Estas investigações foram inspiradas, em parte, na observação de uma alimentação à base de fast food, com altos níveis de sal, e que tende a desencadear o aumento da produção de células envolvidas nos mecanismos de inflamação, que são mobilizadas pelo sistema imunitário quando nos ferimos ou somos atacados por agentes infecciosos. Só que, nas doenças auto-imunes, o sistema imunitário vira-se contra nós. Os factores genéticos, só por si, não podem explicar o aumento dos casos de doenças auto-imunes, consideram os cientistas, e por isso foram à procura de outros possíveis factores. E dizem ter encontrado esta relação inesperada entre sal e doenças auto-imunes.

“Estes resultados são um contributo importante para a compreensão da esclerose múltipla e pode estabelecer novos alvos para tratar melhor esta doença, para a qual ainda não há cura”, diz Ralf Linker, director do Departamento de Neurologia do Hospital Universitário de Erlangen, na Alemanha.

“Claro que não é só o sal”, refere Vijay Kuchroo, do Instituto Broad. “Temos uma arquitectura genética: genes ligados a várias formas de doenças auto-imunes e que predispõem uma pessoa para estas doenças. Mas também suspeitamos que os factores ambientais desempenhem um papel: infecções, fumar, falta de luz solar e de vitamina D. O sal pode ser mais uma coisa na lista dos factores ambientais que promovem o desenvolvimento da auto-imunidade.”

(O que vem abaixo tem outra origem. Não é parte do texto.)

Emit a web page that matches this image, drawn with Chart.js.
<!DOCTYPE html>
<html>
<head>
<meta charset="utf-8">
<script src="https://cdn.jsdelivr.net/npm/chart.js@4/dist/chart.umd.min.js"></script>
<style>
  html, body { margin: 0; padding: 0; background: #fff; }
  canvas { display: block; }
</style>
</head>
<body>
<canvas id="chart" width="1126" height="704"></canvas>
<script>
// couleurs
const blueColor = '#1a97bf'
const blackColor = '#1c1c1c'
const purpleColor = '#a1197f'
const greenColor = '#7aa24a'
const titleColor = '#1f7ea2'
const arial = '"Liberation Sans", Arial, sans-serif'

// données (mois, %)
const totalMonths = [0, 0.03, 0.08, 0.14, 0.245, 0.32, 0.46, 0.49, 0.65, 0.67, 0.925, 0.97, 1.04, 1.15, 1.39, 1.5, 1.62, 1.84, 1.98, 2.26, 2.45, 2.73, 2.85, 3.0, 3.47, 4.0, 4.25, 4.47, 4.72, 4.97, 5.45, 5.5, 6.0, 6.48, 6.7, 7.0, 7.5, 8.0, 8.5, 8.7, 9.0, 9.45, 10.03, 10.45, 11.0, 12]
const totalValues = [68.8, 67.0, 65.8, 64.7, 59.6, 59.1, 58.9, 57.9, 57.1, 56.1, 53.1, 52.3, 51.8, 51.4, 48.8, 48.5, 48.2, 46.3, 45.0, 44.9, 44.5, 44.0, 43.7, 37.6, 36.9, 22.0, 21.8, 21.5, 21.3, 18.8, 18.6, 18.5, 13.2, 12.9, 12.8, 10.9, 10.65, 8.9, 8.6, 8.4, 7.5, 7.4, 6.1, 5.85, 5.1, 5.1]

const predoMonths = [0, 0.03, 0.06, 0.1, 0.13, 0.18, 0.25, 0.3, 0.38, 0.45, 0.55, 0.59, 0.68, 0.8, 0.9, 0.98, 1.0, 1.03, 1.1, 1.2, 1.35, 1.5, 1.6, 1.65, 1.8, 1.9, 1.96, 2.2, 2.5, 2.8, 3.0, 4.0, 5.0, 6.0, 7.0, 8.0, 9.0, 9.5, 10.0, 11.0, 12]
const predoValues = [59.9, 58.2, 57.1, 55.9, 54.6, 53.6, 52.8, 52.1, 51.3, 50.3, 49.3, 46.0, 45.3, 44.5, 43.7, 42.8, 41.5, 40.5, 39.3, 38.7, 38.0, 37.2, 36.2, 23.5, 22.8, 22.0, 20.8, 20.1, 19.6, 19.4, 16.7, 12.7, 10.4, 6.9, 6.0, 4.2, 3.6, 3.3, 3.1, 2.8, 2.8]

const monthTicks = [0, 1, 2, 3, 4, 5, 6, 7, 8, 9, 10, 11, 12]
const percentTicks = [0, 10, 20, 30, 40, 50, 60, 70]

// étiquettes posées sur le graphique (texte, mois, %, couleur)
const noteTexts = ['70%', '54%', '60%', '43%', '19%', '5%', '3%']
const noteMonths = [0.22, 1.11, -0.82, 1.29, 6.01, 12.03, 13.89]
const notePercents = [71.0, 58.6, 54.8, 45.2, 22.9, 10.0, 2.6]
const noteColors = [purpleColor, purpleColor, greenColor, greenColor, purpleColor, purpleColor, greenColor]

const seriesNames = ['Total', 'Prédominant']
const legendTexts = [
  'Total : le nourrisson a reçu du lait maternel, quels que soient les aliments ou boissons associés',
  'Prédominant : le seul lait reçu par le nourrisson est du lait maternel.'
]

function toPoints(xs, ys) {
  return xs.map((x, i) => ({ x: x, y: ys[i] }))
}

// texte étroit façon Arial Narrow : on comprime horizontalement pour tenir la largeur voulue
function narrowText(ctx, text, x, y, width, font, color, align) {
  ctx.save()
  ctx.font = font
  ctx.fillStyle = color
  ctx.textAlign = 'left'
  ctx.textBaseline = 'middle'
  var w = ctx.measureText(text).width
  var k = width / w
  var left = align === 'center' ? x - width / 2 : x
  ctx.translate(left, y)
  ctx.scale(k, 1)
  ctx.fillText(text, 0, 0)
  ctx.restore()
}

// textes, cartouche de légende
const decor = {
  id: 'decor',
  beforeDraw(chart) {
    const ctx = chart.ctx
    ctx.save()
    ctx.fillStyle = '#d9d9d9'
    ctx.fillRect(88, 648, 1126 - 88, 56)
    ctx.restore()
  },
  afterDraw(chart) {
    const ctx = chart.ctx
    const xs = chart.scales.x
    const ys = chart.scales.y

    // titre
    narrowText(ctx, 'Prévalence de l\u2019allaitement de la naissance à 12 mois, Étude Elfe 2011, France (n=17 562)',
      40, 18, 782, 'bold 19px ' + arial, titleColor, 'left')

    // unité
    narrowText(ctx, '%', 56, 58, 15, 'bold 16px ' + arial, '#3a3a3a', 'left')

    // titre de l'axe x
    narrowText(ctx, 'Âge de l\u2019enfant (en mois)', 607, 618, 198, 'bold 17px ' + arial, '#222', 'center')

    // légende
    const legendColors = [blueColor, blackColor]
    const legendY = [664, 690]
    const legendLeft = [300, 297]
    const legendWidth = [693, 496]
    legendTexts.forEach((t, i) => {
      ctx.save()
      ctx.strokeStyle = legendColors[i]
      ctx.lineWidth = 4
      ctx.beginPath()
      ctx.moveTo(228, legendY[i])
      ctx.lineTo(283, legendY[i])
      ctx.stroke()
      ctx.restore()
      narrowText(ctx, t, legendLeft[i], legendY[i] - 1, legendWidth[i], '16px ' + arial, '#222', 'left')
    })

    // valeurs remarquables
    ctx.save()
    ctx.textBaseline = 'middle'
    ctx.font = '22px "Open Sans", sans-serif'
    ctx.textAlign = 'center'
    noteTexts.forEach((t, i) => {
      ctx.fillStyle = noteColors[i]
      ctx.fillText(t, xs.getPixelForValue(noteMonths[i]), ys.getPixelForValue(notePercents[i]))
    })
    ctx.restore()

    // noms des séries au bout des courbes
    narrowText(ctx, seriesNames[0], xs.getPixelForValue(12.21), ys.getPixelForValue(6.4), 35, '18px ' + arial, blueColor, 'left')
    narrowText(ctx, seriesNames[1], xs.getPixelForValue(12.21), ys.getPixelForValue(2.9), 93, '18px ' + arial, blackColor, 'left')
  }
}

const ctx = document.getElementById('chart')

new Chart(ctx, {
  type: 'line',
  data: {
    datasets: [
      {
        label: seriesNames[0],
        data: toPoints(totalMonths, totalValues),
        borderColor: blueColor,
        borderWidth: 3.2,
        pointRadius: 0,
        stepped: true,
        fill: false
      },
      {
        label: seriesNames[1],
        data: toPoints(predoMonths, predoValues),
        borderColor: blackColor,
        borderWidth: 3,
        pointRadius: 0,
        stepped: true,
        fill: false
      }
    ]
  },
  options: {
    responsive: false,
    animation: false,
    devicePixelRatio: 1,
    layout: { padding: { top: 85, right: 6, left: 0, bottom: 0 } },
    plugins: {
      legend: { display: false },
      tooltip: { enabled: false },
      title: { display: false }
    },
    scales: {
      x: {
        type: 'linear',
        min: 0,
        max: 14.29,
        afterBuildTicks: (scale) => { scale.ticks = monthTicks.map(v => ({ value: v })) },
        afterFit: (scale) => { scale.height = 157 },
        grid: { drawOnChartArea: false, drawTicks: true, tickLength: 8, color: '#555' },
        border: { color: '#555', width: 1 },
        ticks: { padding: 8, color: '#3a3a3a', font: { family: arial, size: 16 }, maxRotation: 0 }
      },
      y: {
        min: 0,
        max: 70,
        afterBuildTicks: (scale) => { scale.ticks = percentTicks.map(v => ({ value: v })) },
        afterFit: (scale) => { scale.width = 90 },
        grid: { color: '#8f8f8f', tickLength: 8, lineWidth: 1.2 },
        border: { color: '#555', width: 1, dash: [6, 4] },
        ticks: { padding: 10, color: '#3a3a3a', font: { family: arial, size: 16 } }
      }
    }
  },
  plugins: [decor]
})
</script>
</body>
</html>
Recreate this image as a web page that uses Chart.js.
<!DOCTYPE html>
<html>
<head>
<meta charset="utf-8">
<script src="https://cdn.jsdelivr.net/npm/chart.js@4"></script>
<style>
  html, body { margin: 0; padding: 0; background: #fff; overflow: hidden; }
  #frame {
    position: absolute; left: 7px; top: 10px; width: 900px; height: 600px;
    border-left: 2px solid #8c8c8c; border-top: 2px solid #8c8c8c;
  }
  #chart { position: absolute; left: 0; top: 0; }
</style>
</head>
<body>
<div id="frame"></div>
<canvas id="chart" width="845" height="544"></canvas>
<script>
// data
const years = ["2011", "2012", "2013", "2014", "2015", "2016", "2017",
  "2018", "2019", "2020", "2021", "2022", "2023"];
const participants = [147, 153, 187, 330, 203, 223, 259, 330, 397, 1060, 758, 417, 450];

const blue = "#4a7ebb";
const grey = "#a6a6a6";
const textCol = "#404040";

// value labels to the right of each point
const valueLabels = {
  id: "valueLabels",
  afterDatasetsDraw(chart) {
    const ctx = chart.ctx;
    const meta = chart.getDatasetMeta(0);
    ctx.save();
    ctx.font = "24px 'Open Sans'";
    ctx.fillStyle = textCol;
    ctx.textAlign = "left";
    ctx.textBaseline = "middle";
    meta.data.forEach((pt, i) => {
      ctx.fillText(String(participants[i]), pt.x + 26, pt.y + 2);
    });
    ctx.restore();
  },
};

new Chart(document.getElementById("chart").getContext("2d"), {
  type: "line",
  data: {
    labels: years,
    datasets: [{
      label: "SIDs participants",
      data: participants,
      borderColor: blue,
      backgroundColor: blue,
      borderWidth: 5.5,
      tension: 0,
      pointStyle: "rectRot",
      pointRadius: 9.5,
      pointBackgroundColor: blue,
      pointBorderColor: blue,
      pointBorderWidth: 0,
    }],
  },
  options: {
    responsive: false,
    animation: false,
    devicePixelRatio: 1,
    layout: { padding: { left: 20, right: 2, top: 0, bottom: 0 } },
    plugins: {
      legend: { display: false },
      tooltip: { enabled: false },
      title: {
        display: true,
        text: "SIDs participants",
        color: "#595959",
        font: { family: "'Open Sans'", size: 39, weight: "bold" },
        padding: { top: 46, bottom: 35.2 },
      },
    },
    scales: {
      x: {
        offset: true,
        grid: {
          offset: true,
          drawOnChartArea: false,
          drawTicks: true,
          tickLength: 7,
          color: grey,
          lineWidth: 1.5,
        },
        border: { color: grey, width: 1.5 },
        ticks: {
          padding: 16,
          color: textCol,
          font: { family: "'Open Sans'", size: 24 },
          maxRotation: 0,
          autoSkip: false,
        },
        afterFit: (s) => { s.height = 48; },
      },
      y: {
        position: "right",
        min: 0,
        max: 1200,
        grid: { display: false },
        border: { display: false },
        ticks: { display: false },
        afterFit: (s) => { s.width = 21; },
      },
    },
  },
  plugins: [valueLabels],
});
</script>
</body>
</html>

Por isso, outros dos cientistas envolvidos nestes trabalhos, Aviv Regev, também do Instituto Broad, faz a pergunta que temos na cabeça, principalmente num país como Portugal, onde o consumo de sal é excessivo: “Como podemos olhar para estes resultados para a saúde humana? É prematuro dizer: ‘Não deve comer sal porque vai ter uma doença auto-imune.’ Estamos a avançar com uma hipótese interessante – uma ligação entre o sal e a auto-imunidade – que agora tem de ser testada através de estudos epidemiológicos nos humanos.”

Num comentário na mesma edição da Nature, John O’Shea, do Instituto Nacional de Artrite e Doenças Musculoesqueléticas e da Pele dos Estados Unidos, e Russell Jones, da Universidade McGill, no Canadá, também consideram que vai um grande passo entre estes resultados em animais e a sua extrapolação para os humanos: “Estes estudos mostram que o cloreto de sódio potencia uma doença criada artificialmente; não há dados que indiquem que promova ou piore o aparecimento espontâneo da doença.” Estes dois especialistas dizem ainda: “Apesar de estes dados serem entusiasmantes, é claramente prematuro – como apontam autores dos estudos – dizer que uma dieta à base de sal influencia as doenças auto-imunes nos humanos.”

Mesmo sendo ainda uma hipótese que necessita de mais estudos, uma coisa é certa em relação ao sal: quando é de mais, está relacionado com as doenças cardiovasculares.